LinkedIn Lessons for Employers: Part 2

In this post, I continue my review of employment-law cases in which LinkedIn played a substantive role in determining the case’s outcome. In the first post in this series, I discussed Freire v. Keystone Title Settlement Services, in which the LinkedIn profile of the plaintiff’s manager was argued to constitute evidence that two entities should be considered a single, integrated enterprise. In this post, I look at a similar case involving successor liability. linkedin logo by webtreats

2. Successor Liability

In Steinberg v. Young, the plaintiff had alleged breach of his employment contract. The claim went to arbitration and the plaintiff won. When he tried to collect on the judgment, though, he claimed that the defendant—the owner or majority shareholder of several corporate entities, including the one that had lost in arbitration—had been fraudulently transferring assets out of the various entities to defeat the plaintiff’s collection efforts.

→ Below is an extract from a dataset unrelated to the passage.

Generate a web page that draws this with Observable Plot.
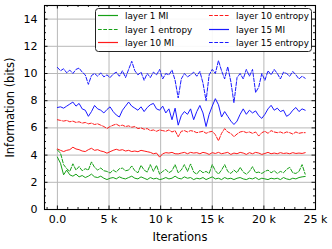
<!DOCTYPE html>
<html>
<head>
<meta charset="utf-8">
<script src="https://cdn.jsdelivr.net/npm/d3@7"></script>
<script src="https://cdn.jsdelivr.net/npm/@observablehq/plot@0.6"></script>
<style>
  html, body { margin: 0; padding: 0; background: white; }
</style>
</head>
<body>
<div id="chart"></div>
<script>
const iterations = [0,300,600,900,1200,1500,1800,2100,2400,2700,3000,3300,3600,3900,4200,4500,4800,5100,5400,5700,6000,6300,6600,6900,7200,7500,7800,8100,8400,8700,9000,9300,9600,9900,10200,10500,10800,11100,11400,11700,12000,12300,12600,12900,13200,13500,13800,14100,14400,14700,15000,15300,15600,15900,16200,16500,16800,17100,17400,17700,18000,18300,18600,18900,19200,19500,19800,20100,20400,20700,21000,21300,21600,21900,22200,22500,22800,23100,23400,23700,24000];

const layer1MI = [3.85,3.4,2.55,2.9,2.55,2.45,2.6,2.4,2.5,2.35,2.45,2.6,2.4,2.35,2.45,2.3,2.2,2.3,2.35,2.25,2.4,2.3,2.25,2.35,2.45,2.3,2.25,2.4,2.3,2.2,2.35,2.25,2.3,2.2,2.25,2.35,2.25,2.3,2.45,2.3,2.25,2.4,2.3,2.35,2.2,2.3,2.25,2.35,2.2,2.3,2.4,2.25,2.3,2.2,2.35,2.25,2.3,2.2,2.3,2.35,2.25,2.2,2.3,2.25,2.35,2.2,2.3,2.25,2.2,2.3,2.25,2.3,2.2,2.35,2.25,2.2,2.3,2.25,2.35,2.4,2.43];

const layer1Entropy = [4.38,4.14,3.3,3.0,2.8,3.36,2.9,3.16,2.85,3.0,2.9,3.5,3.1,2.9,3.05,2.85,2.8,2.68,2.9,2.75,3.0,3.04,2.85,2.9,3.2,2.85,2.7,3.25,2.9,2.75,3.3,2.8,3.25,2.6,2.8,2.95,2.7,2.85,3.3,2.7,2.9,3.3,2.8,3.35,2.75,2.6,2.9,2.7,2.8,2.65,3.3,2.85,2.6,2.9,3.3,2.8,2.65,2.9,2.7,3.1,2.75,2.6,2.8,3.15,2.7,2.75,2.65,2.8,2.9,2.7,2.85,2.65,2.8,2.7,2.95,3.1,2.7,2.65,2.8,3.3,2.6];

const layer10MI = [4.45,4.35,4.26,4.35,4.4,4.58,4.45,4.4,4.3,4.26,4.4,4.5,4.35,4.4,4.3,4.25,4.14,4.25,4.35,4.43,4.35,4.4,4.3,4.35,4.26,4.3,4.25,4.35,4.3,4.25,4.2,4.1,4.15,3.85,4.1,4.18,4.15,4.2,4.1,4.09,4.15,4.2,4.1,4.2,4.15,4.18,4.1,4.2,4.15,4.05,4.18,4.12,4.2,4.1,4.15,4.2,4.05,4.15,4.1,4.2,4.15,4.05,4.18,4.1,4.2,4.15,4.05,4.12,4.2,4.1,4.15,4.1,4.18,4.12,4.15,4.1,4.18,4.12,4.15,4.12,4.18];

const layer10Entropy = [6.6,6.55,6.5,6.55,6.45,6.5,6.4,6.45,6.35,6.4,6.3,6.35,6.25,6.3,6.2,6.1,5.95,6.1,6.2,6.28,6.15,6.2,6.1,6.15,6.05,6.1,5.95,6.0,5.9,5.95,5.8,5.85,5.75,5.85,5.8,5.75,5.85,5.7,5.8,5.35,5.75,5.8,5.7,5.8,5.75,5.65,5.7,5.75,5.6,5.7,5.75,5.5,5.05,5.6,5.95,5.7,5.6,5.35,5.55,5.7,5.75,5.65,5.7,5.6,5.7,5.4,5.65,5.75,5.6,5.8,5.7,5.65,5.7,5.6,5.7,5.65,5.55,5.7,5.6,5.65,5.65];

const layer15MI = [7.5,7.55,7.45,7.6,7.75,7.9,7.6,7.8,7.4,7.3,6.85,7.2,7.65,7.4,7.3,7.1,7.35,7.55,7.2,6.95,6.8,7.3,7.6,7.9,7.6,7.45,7.3,7.55,7.2,7.5,7.7,7.8,7.4,7.3,7.6,7.1,7.4,6.6,7.45,6.2,6.9,7.2,7.0,7.4,6.6,7.2,7.65,7.1,6.1,7.0,7.6,8.15,7.7,6.8,7.2,6.85,6.5,6.25,6.5,7.0,7.4,7.0,7.3,7.1,7.25,6.9,6.7,7.0,7.4,7.66,7.3,7.45,7.2,7.3,6.85,7.0,7.3,7.5,7.2,7.4,7.3];

const layer15Entropy = [10.45,10.2,10.35,10.05,10.25,10.0,10.3,10.4,10.1,9.9,9.2,9.85,10.0,9.8,10.05,9.75,9.9,9.7,9.95,10.1,9.8,10.2,9.7,10.3,10.9,10.2,9.9,10.1,9.5,10.0,9.7,10.1,9.9,10.3,9.6,10.0,9.9,10.25,9.5,8.2,9.6,10.0,9.75,9.9,10.1,9.8,10.15,9.3,8.0,9.9,10.3,10.0,10.95,10.2,9.6,10.5,9.4,7.85,9.7,10.0,9.6,10.3,9.8,10.3,8.6,9.0,10.0,9.5,10.2,9.9,10.3,10.0,9.6,10.1,10.0,9.8,10.15,9.9,9.6,9.8,9.65];

const seriesNames = ["layer 1 MI","layer 1 entropy","layer 10 MI","layer 10 entropy","layer 15 MI","layer 15 entropy"];
const seriesValues = [layer1MI, layer1Entropy, layer10MI, layer10Entropy, layer15MI, layer15Entropy];
const seriesColors = ["#16a016","#16a016","#ff1a1a","#ff1a1a","#1a1aff","#1a1aff"];
const seriesDashed = [false,true,false,true,false,true];

const xTicks = [0,5000,10000,15000,20000,25000];
const xTickLabels = ["0.0","5 k","10 k","15 k","20 k","25 k"];
const yTicks = [0,2,4,6,8,10,12,14];
const yTickLabels = ["0","2","4","6","8","10","12","14"];
const xLabel = "Iterations";
const yLabel = "Information (bits)";

const W = 332, H = 249;
const mL = 44, mR = 17, mT = 5, mB = 40;
const plotH = H - mT - mB;
const plotW = W - mL - mR;

const xMinor = d3.range(-1000, 25001, 1000).filter(v => v % 5000 !== 0);
const yMinor = d3.range(0.5, 15, 0.5).filter(v => v % 2 !== 0);

const rows = [];
seriesNames.forEach((name, s) => {
  iterations.forEach((it, i) => rows.push({series: name, s, x: it, y: seriesValues[s][i]}));
});

const lineMarks = seriesNames.map((name, s) =>
  Plot.line(rows.filter(r => r.s === s), {
    x: "x", y: "y",
    stroke: seriesColors[s],
    strokeWidth: 1,
    strokeDasharray: seriesDashed[s] ? "3.7,1.6" : null,
    curve: "linear"
  })
);

const tickStyle = {stroke: "black", strokeWidth: 0.9};

const chart = Plot.plot({
  width: W, height: H,
  marginLeft: mL, marginRight: mR, marginTop: mT, marginBottom: mB,
  x: {domain: [-1250, 25000]},
  y: {domain: [0, 15]},
  style: {fontFamily: "DejaVu Sans", fontSize: "11px", color: "black", background: "white", overflow: "visible"},
  marks: [
    Plot.gridX(xTicks, {stroke: "#b8b8b8", strokeOpacity: 1, strokeWidth: 1}),
    Plot.gridY(yTicks, {stroke: "#b8b8b8", strokeOpacity: 1, strokeWidth: 1}),
    ...lineMarks,
    Plot.tickX(xTicks, {x: d => d, insetTop: plotH - 3.5, ...tickStyle}),
    Plot.tickX(xTicks, {x: d => d, insetBottom: plotH - 3.5, ...tickStyle}),
    Plot.tickX(xMinor, {x: d => d, insetTop: plotH - 2, ...tickStyle}),
    Plot.tickX(xMinor, {x: d => d, insetBottom: plotH - 2, ...tickStyle}),
    Plot.tickY(yTicks, {y: d => d, insetRight: plotW - 3.5, ...tickStyle}),
    Plot.tickY(yTicks, {y: d => d, insetLeft: plotW - 3.5, ...tickStyle}),
    Plot.tickY(yMinor, {y: d => d, insetRight: plotW - 2, ...tickStyle}),
    Plot.tickY(yMinor, {y: d => d, insetLeft: plotW - 2, ...tickStyle}),
    Plot.frame({stroke: "black", strokeWidth: 1.1}),
    Plot.axisX(xTicks, {tickSize: 0, tickPadding: 6, label: null, fontSize: 11, tickFormat: d => xTickLabels[xTicks.indexOf(d)]}),
    Plot.axisY(yTicks, {tickSize: 0, tickPadding: 7, label: null, fontSize: 11, tickFormat: d => yTickLabels[yTicks.indexOf(d)]}),
    Plot.text([xLabel], {text: d => d, frameAnchor: "bottom", dy: 28, lineAnchor: "middle", textAnchor: "middle", fontSize: 11.5, fill: "black"}),
    Plot.text([yLabel], {text: d => d, frameAnchor: "left", dx: -34, rotate: -90, textAnchor: "middle", lineAnchor: "middle", fontSize: 11.5, fill: "black"})
  ]
});

// legend inside the plot (upper right), two columns
const svg = d3.select(chart);
const lg = svg.append("g").attr("font-family", "DejaVu Sans").attr("font-size", 8.8).attr("text-anchor", "start");
lg.append("rect")
  .attr("x", 95.5).attr("y", 8.5).attr("width", 216).attr("height", 43)
  .attr("rx", 3).attr("fill", "white").attr("fill-opacity", 0.9)
  .attr("stroke", "#222").attr("stroke-width", 1);
const colX = [98, 209];
const rowY = [15.5, 29.5, 42.5];
seriesNames.forEach((name, s) => {
  const c = Math.floor(s / 3), r = s % 3;
  const x0 = colX[c], y0 = rowY[r];
  lg.append("line")
    .attr("x1", x0).attr("x2", x0 + 20).attr("y1", y0).attr("y2", y0)
    .attr("stroke", seriesColors[s]).attr("stroke-width", 1.2)
    .attr("stroke-dasharray", seriesDashed[s] ? "3.7,1.6" : null);
  lg.append("text")
    .attr("x", x0 + 27).attr("y", y0).attr("dy", "0.35em")
    .attr("text-anchor", "start")
    .attr("fill", "black").text(name);
});

document.getElementById("chart").appendChild(chart);
</script>
</body>
</html>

The plaintiff pursued a claim in federal court on the basis of the state’s fraudulent-conveyances law and under a theory of successor liability. On the successor-liability claim, the court found that there was evidence to support that the defendant was the “mere continuation” of one of the corporate entities. In denying the defendant’s motion for summary judgment, the court looked to the LinkedIn profiles of at least 5 employees of the original company who had continued with the successor company.

No. 09-11836, 2010 U.S. Dist. LEXIS 31996, at *20-22 (E.D. Mich. Mar. 31, 2010).

Thus, unlike in the Freire decision reviewed in yesterday’s post, here the court found that evidence from LinkedIn did constitute evidence sufficient to show the legal relationship between two entities.